You are already familiar with the idea of a population. For example, you know that a population can be represented by a distribution. You also know that an area under the distribution curve can represent a certain percentage of cases. Similarly, with a sampling distribution, we use the area under the curve to represent how likely it is that we will observe a particular range of values on a statistic.

There are many kinds of distributions. One very important theoretical distribution is the normal distribution. We often assume (unless there is evidence to the contrary) that a particular population is normally distributed. What we mean is that the population is distributed like the theoretical normal distribution. Doing so greatly simplifies working with the population because much is known about the normal distribution mathematically. It would be very convenient if we could assume that the sampling distribution of the mean approximates the normal distribution. Therefore, we must ask an important question: What form does the sampling distribution of the mean take? And a companion question: Does the form of population from which we sampled influence the form of the sampling distribution? The answers to these questions will tell us how to use the sampling distribution to make inferences about the population from which we sampled.

 

The answer to both questions comes from a theorem known as the central limit theorem. It is formally stated as follows:

If a population has a mean equal to m, and a variance equal to s2, then the sampling distribution of the mean, M, derived from samples of size N, approaches a normal distribution with mean m and variance s2/N, as N increases.

So, for all practical purposes, the sampling distribution of the mean has a normal distribution. Notice that nothing is said about the nature of the population from which we are sampling. It can be of any shape and the sampling distribution will still be normal, provided N is large enough. (How large is “large enough?” Usually an N of 30 is considered sufficiently large.) Of course, the central limit theorem is very good news. We already know how to use a normal distribution to represent a population, so now we can use it to represent a population of values on a statistic, the sampling distribution of the mean.

Here is a final theoretical note. As its name suggests, the sampling distribution is closely related to sampling. In fact, whenever you draw a sample from a population and calculate a statistic based on that sample, an abstract sampling distribution comes into existence. In the case of the mean, it is the sampling distribution of the mean.

 

Preliminary Exercises

 

1.  If the variance of the population is 100 and the sample size is 25, what is the variance of the sampling distribution of the mean?

 

 

 

2.  Same as Question 1, but the sample size is 1.

 

 

 

3.  Appropriately complete the following statement using the words “increases” and “decreases.” “In general, as the sample size _____, the variability of the sampling distribution of the mean _____.”

 

 

4.  If the mean of the population is 400, what is the mean of the sampling distribution of the mean?

 

 

5.  The standard deviation of the sampling distribution of the mean is given a special name, “the standard error of the mean.” Find its value for the values given in Question 1.

 

 

 

 

Advanced Exercises

 

As we discussed earlier, we could never actually construct a sampling distribution of the mean. The major limitation is collecting “all possible samples” from an infinite population, clearly an impossibility. We can, however, collect a number of samples of a particular size from a large population and calculate the mean for each sample. The collection of means would represent a small subset of the sampling distribution of the mean. It would be correct to call such a collection of means “a sample drawn from the sampling distribution of the mean.” (Linger over that statement until you understand it.) Like any sample drawn from a particular population, such a sample should reflect the characteristics of the “population,” in this case the sampling distribution of the mean.

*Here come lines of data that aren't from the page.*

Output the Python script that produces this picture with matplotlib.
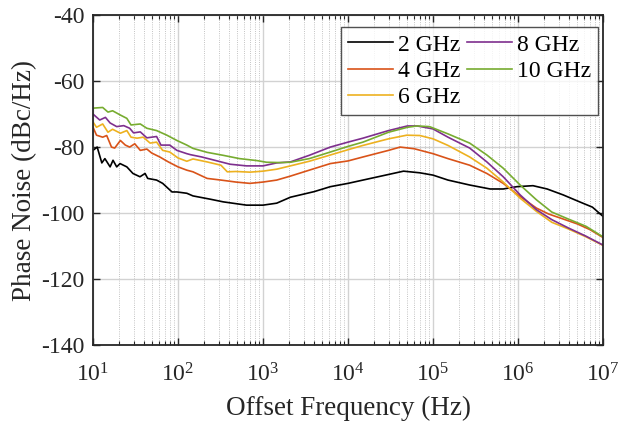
import matplotlib
matplotlib.use("Agg")
import matplotlib.pyplot as plt
from matplotlib.ticker import LogLocator, NullFormatter, LogFormatterMathtext

plt.rcParams['font.family'] = ['Liberation Serif', 'DejaVu Serif']
plt.rcParams['mathtext.fontset'] = 'custom'
plt.rcParams['mathtext.rm'] = 'Liberation Serif'
plt.rcParams['mathtext.it'] = 'Liberation Serif:italic'
plt.rcParams['axes.unicode_minus'] = False

# 2 GHz
f_2g = [10, 11.2, 12.7, 13.8, 15.9, 17.2, 19, 20.8, 25, 29.5, 35.7, 41, 44, 56, 66, 85, 97,
        127, 150, 240, 340, 640, 1000, 1450, 2100, 4000, 6200, 1e4, 1.5e4, 3e4, 4.5e4, 7e4,
        1e5, 1.5e5, 2.7e5, 4.7e5, 6.7e5, 9.7e5, 1.5e6, 2.2e6, 3.4e6, 5.3e6, 7.5e6, 1e7]
pn_2g = [-81, -80, -84.8, -83.5, -86, -84, -86, -85, -86, -88, -89, -88, -89.5, -90, -91, -93.6, -93.6,
         -94, -94.8, -95.8, -96.6, -97.6, -97.6, -97, -95.2, -93.5, -92, -91, -90, -88.3, -87.3, -87.8,
         -88.5, -90, -91.5, -92.7, -92.7, -92, -91.7, -92.7, -94.5, -96.6, -98.2, -101]

# 4 GHz
f_4g = [10, 11, 13, 14.5, 16.5, 18, 21, 24, 27, 31, 36, 43, 49, 61, 77, 100, 127, 150, 220, 320,
        480, 700, 1000, 1450, 2100, 3500, 6200, 1e4, 1.5e4, 3e4, 4.1e4, 6e4, 1e5, 1.5e5, 2.7e5,
        4.3e5, 6.7e5, 1.06e6, 1.65e6, 2.3e6, 3.4e6, 5e6, 7e6, 1e7]
pn_4g = [-74, -76.4, -77, -76.5, -80, -80.3, -78, -79.4, -80, -79, -81, -80.6, -81.8, -83, -84.5, -86, -87, -87.5, -89.5, -90,
         -90.6, -91, -90.6, -90, -88.8, -87, -85, -84.2, -83, -81, -80, -80.5, -82, -83.5, -85.5,
         -88, -91, -95, -98.5, -100.3, -101.8, -103.3, -105, -107.4]

# 6 GHz
f_6g = [10, 11, 13, 15, 17, 21, 25, 28, 33, 39, 47, 56, 66, 80, 100, 127, 150, 220, 320, 380,
        480, 700, 1000, 1450, 2100, 3500, 6200, 1e4, 1.5e4, 3e4, 4.9e4, 7e4, 1e5, 1.5e5, 2.7e5,
        4.3e5, 6.7e5, 1.06e6, 1.65e6, 2.5e6, 3.9e6, 6.3e6, 1e7]
pn_6g = [-72.4, -74, -73, -75.5, -74.6, -75.8, -75, -77, -77.3, -77, -78.8, -78.5, -81, -81.5, -83.3, -84.3, -83.6, -84.5, -85.5, -87.5,
         -87.4, -87.6, -87.3, -86.7, -85.7, -84.3, -82.4, -80.8, -79.5, -77.5, -76.4, -76.5, -77.5, -79.5, -83,
         -86.4, -90.6, -95.5, -99.5, -102.8, -104.8, -107.2, -109.8]

# 8 GHz
f_8g = [10, 12, 14, 15.9, 19, 23, 27, 30, 36, 43, 56, 63, 80, 97, 127, 140, 190, 270, 410, 640,
        1000, 1450, 2100, 3500, 6200, 1e4, 1.5e4, 3e4, 5e4, 6.5e4, 1e5, 1.5e5, 2.7e5, 4.3e5,
        6.7e5, 1.06e6, 1.65e6, 2.5e6, 3.9e6, 6.3e6, 1e7]
pn_8g = [-70, -71.8, -71, -72.7, -73.8, -73.5, -74.3, -75.7, -75.4, -77.2, -76.8, -79.4, -79.4, -81, -82, -82.3, -83, -84, -85.2, -85.7,
         -85.7, -84.8, -84.5, -82.5, -80, -78.5, -77.3, -75, -73.6, -73.6, -74.5, -77, -80.3, -84.5,
         -89, -94.5, -99, -102, -104.5, -107, -109.7]

# 10 GHz
f_10g = [10, 13, 15, 17, 21, 25, 28, 36, 43, 56, 74, 97, 127, 150, 220, 340, 530, 850, 1100, 1580,
         2100, 3500, 6200, 1e4, 1.5e4, 3e4, 5e4, 6.5e4, 9.1e4, 1.5e5, 2.7e5, 4.3e5, 6.7e5, 1.06e6,
         1.65e6, 2.5e6, 3.9e6, 6.3e6, 1e7]
pn_10g = [-68.2, -68, -69.4, -69, -70.3, -71.3, -73.3, -73, -74.3, -75, -76.4, -78, -79.4, -80.4, -81.6, -82.5, -83.5, -84.1, -84.6, -84.7,
          -84.6, -83.5, -81.5, -79.8, -78.5, -75.5, -74, -73.6, -73.8, -76, -78.8, -82.4, -86.4, -91.5,
          -96, -99.7, -101.8, -104, -107.2]

labels = ['2 GHz', '4 GHz', '6 GHz', '8 GHz', '10 GHz']
colors = ['#000000', '#D95319', '#EDB120', '#7E2F8E', '#77AC30']
freqs = [f_2g, f_4g, f_6g, f_8g, f_10g]
noise = [pn_2g, pn_4g, pn_6g, pn_8g, pn_10g]

fig = plt.figure(figsize=(6.2, 4.26), dpi=100)
ax = fig.add_axes([0.15, 0.19, 0.8226, 0.7746])

for f, pn, lab, c in zip(freqs, noise, labels, colors):
    ax.semilogx(f, pn, color=c, lw=1.2, label=lab)

ax.set_xlim(10, 1e7)
ax.set_ylim(-140, -40)
ax.set_yticks(range(-140, -39, 20))
ax.xaxis.set_major_locator(LogLocator(base=10, numticks=10))
ax.xaxis.set_major_formatter(LogFormatterMathtext())
ax.xaxis.set_minor_locator(LogLocator(base=10, subs=range(2, 10), numticks=20))
ax.xaxis.set_minor_formatter(NullFormatter())

ax.grid(True, which='major', color='#d2d2d2', lw=1.0)
ax.grid(True, which='minor', axis='x', color='#b0b0b0', lw=0.6, ls=':')
ax.set_axisbelow(True)

ax.tick_params(which='both', direction='in', top=True, right=True, labelsize=17, colors='#262626')
ax.tick_params(which='major', length=5, width=1)
ax.tick_params(which='minor', length=3, width=0.8)
ax.tick_params(axis='x', which='major', pad=13)
ax.tick_params(axis='y', which='major', pad=6)
for s in ax.spines.values():
    s.set_linewidth(1.3)
    s.set_color('#262626')

ax.set_xlabel('Offset Frequency (Hz)', fontsize=19.5, color='#262626', labelpad=7)
ax.set_ylabel('Phase Noise (dBc/Hz)', fontsize=19.5, color='#262626', labelpad=3)

leg = ax.legend(ncol=2, loc='upper right', bbox_to_anchor=(0.99, 0.964), fontsize=17,
                frameon=True, fancybox=False, edgecolor='#262626', handlelength=1.9,
                columnspacing=0.3, handletextpad=0.2, labelspacing=0.2, borderpad=0.3,
                borderaxespad=0)
leg.get_frame().set_linewidth(1.0)

fig.savefig('out.png', dpi=100)
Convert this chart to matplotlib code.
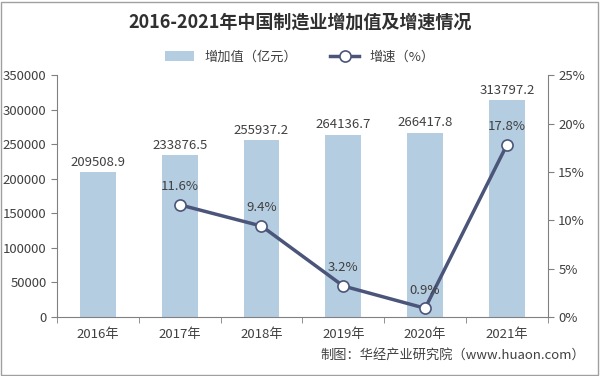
import matplotlib
matplotlib.use("Agg")
import matplotlib.pyplot as plt
from matplotlib.patches import Rectangle

plt.rcParams['font.family'] = ['Noto Sans CJK SC', 'DejaVu Sans']

years = ['2016年', '2017年', '2018年', '2019年', '2020年', '2021年']
values = [209508.9, 233876.5, 255937.2, 264136.7, 266417.8, 313797.2]
value_labels = ['209508.9', '233876.5', '255937.2', '264136.7', '266417.8', '313797.2']
growth_years_idx = [1, 2, 3, 4, 5]
growth = [11.6, 9.4, 3.2, 0.9, 17.8]
growth_labels = ['11.6%', '9.4%', '3.2%', '0.9%', '17.8%']

bar_color = '#b5cde1'
line_color = '#4b5579'
text_color = '#404040'

fig = plt.figure(figsize=(6, 3.76), dpi=100)
fig.patches.append(Rectangle((0.002, 0.003), 0.995, 0.993, transform=fig.transFigure,
                             fill=False, edgecolor='#a0a0a0', linewidth=1))
ax = fig.add_axes([0.095, 0.157, 0.818, 0.643])
x = list(range(len(years)))
ax.bar(x, values, width=0.44, color=bar_color, zorder=1, label='增加值（亿元）')
ax.set_xlim(-0.5, 5.5)
ax.set_ylim(0, 350000)
ax.set_yticks(range(0, 350001, 50000))
ax.set_yticklabels([str(v) for v in range(0, 350001, 50000)], fontsize=9.5, color=text_color)
ax.set_xticks(x)
ax.set_xticklabels(years, fontsize=9.5, color=text_color)
ax.tick_params(axis='x', length=0, pad=8)
ax.set_xticks([i + 0.5 for i in range(-1, 6)], minor=True)
ax.tick_params(axis='x', which='minor', length=4, color='#808080')
ax.tick_params(axis='y', length=4, color='#808080')
for s in ['top', 'right']:
    ax.spines[s].set_visible(False)
ax.spines['left'].set_color('#808080')
ax.spines['bottom'].set_color('#808080')
for xi, v, lab in zip(x, values, value_labels):
    ax.text(xi, v + 5000, lab, ha='center', va='bottom', fontsize=9.5, color=text_color)

ax2 = ax.twinx()
gx = [x[i] for i in growth_years_idx]
ax2.plot(gx, growth, color=line_color, linewidth=2.5, marker='o', markersize=8,
         markerfacecolor='white', markeredgecolor=line_color, markeredgewidth=1.2,
         zorder=3, label='增速（%）')
ax2.set_ylim(0, 25)
ax2.set_yticks(range(0, 26, 5))
ax2.set_yticklabels([f'{v}%' for v in range(0, 26, 5)], fontsize=9.5, color=text_color)
ax2.tick_params(axis='y', length=4, color='#808080')
for s in ['top', 'left', 'bottom']:
    ax2.spines[s].set_visible(False)
ax2.spines['right'].set_color('#808080')
for xi, g, lab in zip(gx, growth, growth_labels):
    ax2.text(xi, g + 1.2, lab, ha='center', va='bottom', fontsize=9.5, color=text_color)

fig.text(0.5, 0.94, '2016-2021年中国制造业增加值及增速情况', ha='center', va='center',
         fontsize=13, fontweight='bold', color='#303030')

h1, l1 = ax.get_legend_handles_labels()
h2, l2 = ax2.get_legend_handles_labels()
fig.legend(h1 + h2, l1 + l2, loc='center', bbox_to_anchor=(0.5, 0.848), ncol=2,
           frameon=False, fontsize=9.5, handlelength=2.2, columnspacing=2.5,
           labelcolor=text_color)

fig.text(0.975, 0.055, '制图：华经产业研究院（www.huaon.com）', ha='right', va='center',
         fontsize=9.5, color=text_color)

fig.savefig('out.png', dpi=100)
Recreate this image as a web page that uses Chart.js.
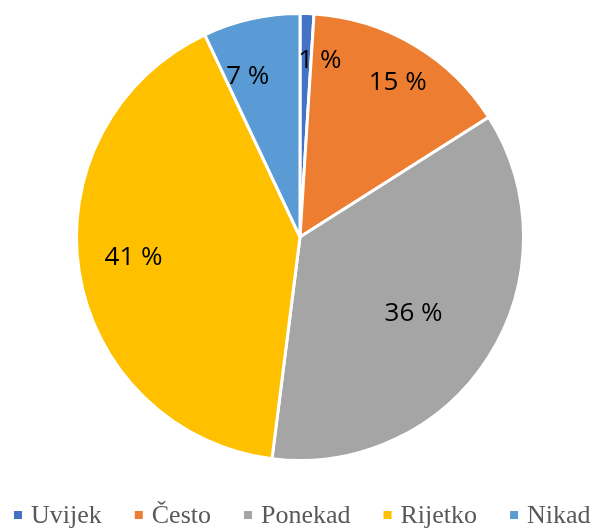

A well‑known set of norms of the English language consists of about 50,000 words. Here we consider the length of each word in the norms as our population. Therefore, our population consists of numbers like “3” (the length of the word “dog”), “5” (the length of the word “party”), and so forth. There are as many lengths in our population as there are words in the norms, about 50,000. The mean of our population is 7.39 (the average length of all the words in the norms). The variance of our population is 7.28 (the average squared deviation from the population mean).

Now let’s sample from our population of lengths. In fact, let’s draw 10 samples, each of size 20 (that is, N = 20). After we draw a given sample, we calculate, and record, the mean of the sample. Now let’s draw another 10 samples, but this time each of size 50 (that is, N = 50). Once again, after we draw a given sample, we calculate and record the mean of the sample.

Here are the 10 means we recorded for each N we used. Notice that each “sample” of 10 means is incompletely labeled as “N = _____.”

 

N = _____

 

 

N = _____

 

7.95

8.55

6.10

6.85

6.25

6.75

6.55

7.30

6.15

6.65

 

 

7.60

7.26

7.38

6.62

8.02

7.34

7.46

6.92

7.20

7.58

 

 

 

For the following questions, keep in mind that each column above is essentially a sample from the sampling distribution of the mean for the particular N involved (20 or 50). Like any sample, each sample reflects the characteristics of the population from which the sample was drawn. The twist here is that the two “populations” involved are sampling distributions of the mean. Note that the two sampling distributions arose by sampling from the same parent population (word length), but each used a unique sample size.

 

1.      Using the available sample information, estimate the mean of each sampling distribution.

 

2.      By inspection, what are the relative variances of the two sampling distributions?

 

3.  Based on the relative variances, fill in the column labels above (with  “20” and “50”). Explain why you labeled them as you did.

 

4.  Compare the estimates you made in Question 1 with the actual mean of the length population (m = 7.39). Which estimate comes closest to the (parent) population mean? If you had just one sample mean with which to estimate m, would you rather have it based on N = 20 or N = 50? Why?